Edward Bourne, Freddie's father, told The Associated Press on Thursday that no one involved would comment on the matter.
But the future bride's father did surface, telling the Daily Mail newspaper that Carolyn Bourne seemed to be an unbearable snob.
Nick Curtis, a columnist with the Evening Standard newspaper, said the contretemps has revived every stale joke on the planet about intrusive mothers-in-law.
"I sort of sided with both," he told the AP. "I'm not a parent, but I am a son-in-law, so I side with the junior partner. But I'm old enough now to believe in good manners, so I sided with the mother-in-law too."
Curtis said there was a useful lesson in this for every family.
"The moral is don't send out emails like this, and if you do receive one, don't forward it out. And be as nice to your in-laws as possible," he suggested.
READ THE FULL EMAIL BELOW:
"It is high time someone explained to you about good manners. Yours are obvious by their absence and I feel sorry for you.
Unfortunately for Freddie, he has fallen in love with you and Freddie being Freddie, I gather it is not easy to reason with him or yet encourage him to consider how he might be able to help you.
It may just be possible to get through to you though. I do hope so.
Your behaviour on your visit to Devon during April was staggering in its uncouthness and lack of grace.
Unfortunately, this was not the first example of bad manners I have experienced from you.
If you want to be accepted by the wider Bourne family I suggest you take some guidance from experts with utmost haste.
There are plenty of finishing schools around. You would be an ideal candidate for the Ladette to Lady television series.
Please, for your own good, for Freddie's sake and for your future involvement with the Bourne family, do something as soon as possible.
Here are a few examples of your lack of manners:
When you are a guest in another's house, you do not declare what you will and will not eat - unless you are positively allergic to something.
You do not remark that you do not have enough food.
You do not start before everyone else.
You do not take additional helpings without being invited to by your host.
When a guest in another's house, you do not lie in bed until late morning in households that rise early - you fall in line with house norms.
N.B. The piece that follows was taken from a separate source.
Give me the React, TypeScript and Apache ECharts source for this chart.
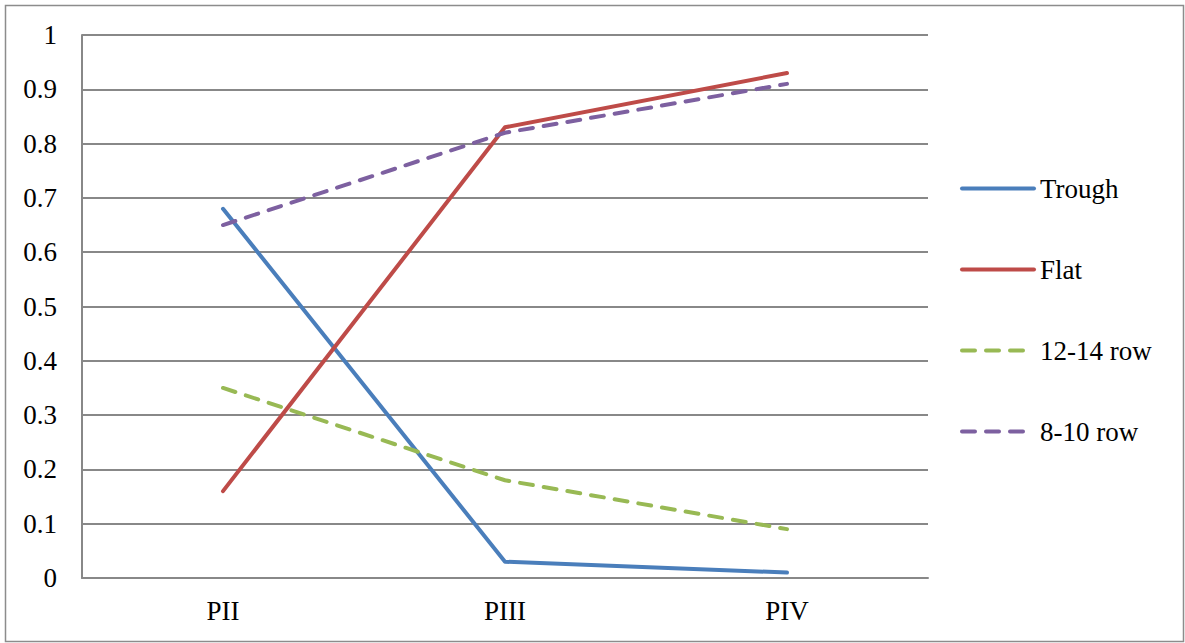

You should never ever insult the family you are about to join at any time and most definitely not in public. I gather you passed this off as a joke but the reaction in the pub was one of shock, not laughter.
I have no idea whether you wrote to thank [your future sister-in-law] for the weekend but you should have hand-written a card to her.
You should have hand-written a card to me. You have never written to thank me when you have stayed at Houndspool.
[Your future sister-in-law] has quite the most exquisite manners of anyone I have ever come across. You would do well to follow her example.
You regularly draw attention to yourself. Perhaps you should ask yourself why.
It is tragic that you have diabetes. However, you aren't the only young person in the world who is a diabetic.
I know quite a few young people who have this condition, one of whom is getting married in June. I have never heard her discuss her condition.
She quietly gets on with it. She doesn't like being diabetic. Who would? You do not need to regale everyone with the details of your condition or use it as an excuse to draw attention to yourself. It is vulgar.
As a diabetic of long standing you must be acutely aware of the need to prepare yourself for extraordinary eventualities, the walk to Mothecombe beach being an example.